Padahal wilayah ini sudah jelas ditegaskan oleh agama, lakum dinukum waliya
din, bagimu agamamu (baca; keimananmu), bagiku agamaku. Karena itu, tidak
ada alasan untuk menjadikan keimanan seseorang sebagai ukuran persaudaraan dan
ketidakbersaudaraan. Bukan alasan yang dibenarkan memberikan batas
“kita-mereka” dalam kehidupan bermasyarakat atas dasar ketidaksepahaman. Kalau
hal itu terjadi, maka kedamaian yang didambakan setiap agama akan terganggu. Malahan
sikap anti orang karena beda iman akan menjadi api kericuhan dan pertikaian.
Telah disebutkan bahwa fungsi agama adalah sebagai pembimbing, dari itu
ia merupakan berkah dan modal bagi manusia untuk mengarungi hidup. Akan tetapi,
jika agama dipahami secara dangkal, tentunya agama (dalam arti keberagamaan)
bisa menjadi sumber malapetaka. Belakangan ini kita saksikan berapa banyak
orang yang mengklaim kebenaran pemahaman sepihaknya, sehingga mereka tak
segan-segan melepaskan nyawa (baca; melakukan bom bunuh diri) dengan
menyertakan nyawa-nyawa yang tak berdosa pergi bersamanya atas dalih jihad
fi sabilillah. Bagi yang rasikh (dalam) ilmu keagamaannya tentu
mereka akan menggeleng-gelengkan kepala tanda ketakjuban plus kengerian
akan sikap keberagamaan demikian.

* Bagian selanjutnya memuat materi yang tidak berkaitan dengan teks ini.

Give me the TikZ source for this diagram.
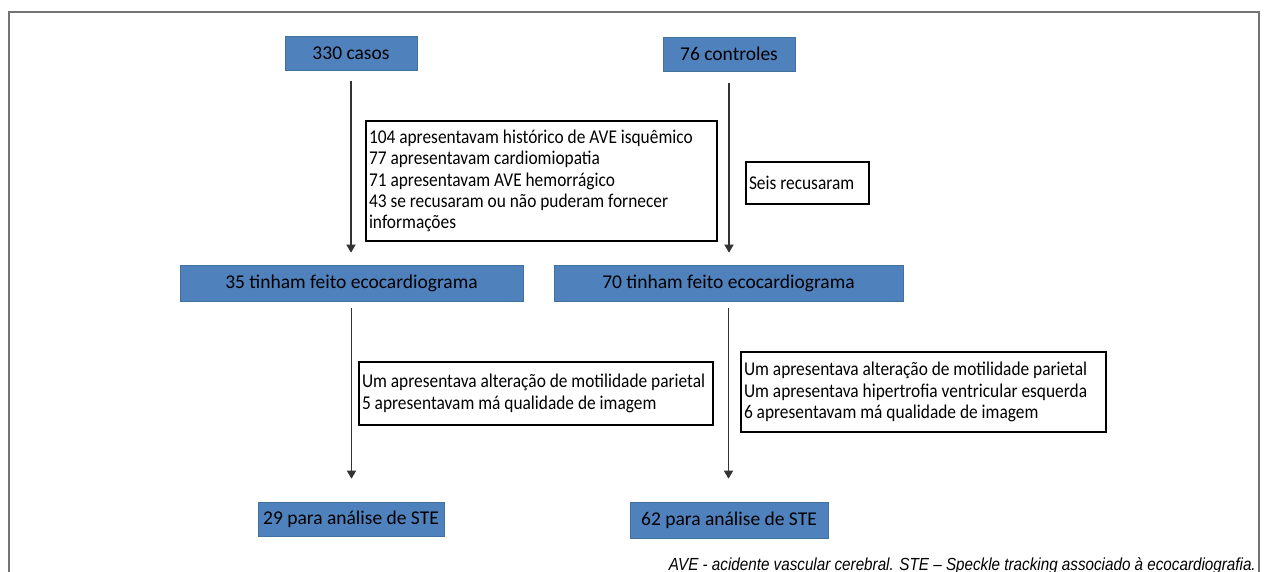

Teks bisu, ternyata sedemikian dasyatnya
mengarahkan tindakan pembacanya. Adakah yang keliru dalam hal ini? Jelasnya
kita akan menjawab, ya.
Di sinilah sebenarnya penghayatan keagamaan yang menyeluruh diperlukan.
Dengan adanya penghayatan keberagamaan yang baik, tentunya akan melahirkan
sikap dan perilaku keberagamaan yang baik pula. Kalau dihayati misi setiap
agama, tentunya akan kita dapatkan bahwa betapa agama amat sangat menginginkan
keselamatan bagi manusia seluruhnya, dan dari itu akan kita dapati keberpihakan
agama untuk manusia. Dengan keberpihakan ini, konsekuensi logisnya adalah bahwa
manusia dituntut untuk berperilaku sosial yang baik, dan setidaknya tidak
merugikan orang lain. dalam konteks iniilah Islam sebagai agama Rahmatun lil alamain hadir untuk perabadan modern manusia. Islam dalam pandangan beberapa intelektual Barat dan Timur paling moderat bila dibandingkan dengan agama-agama samawi lainnya.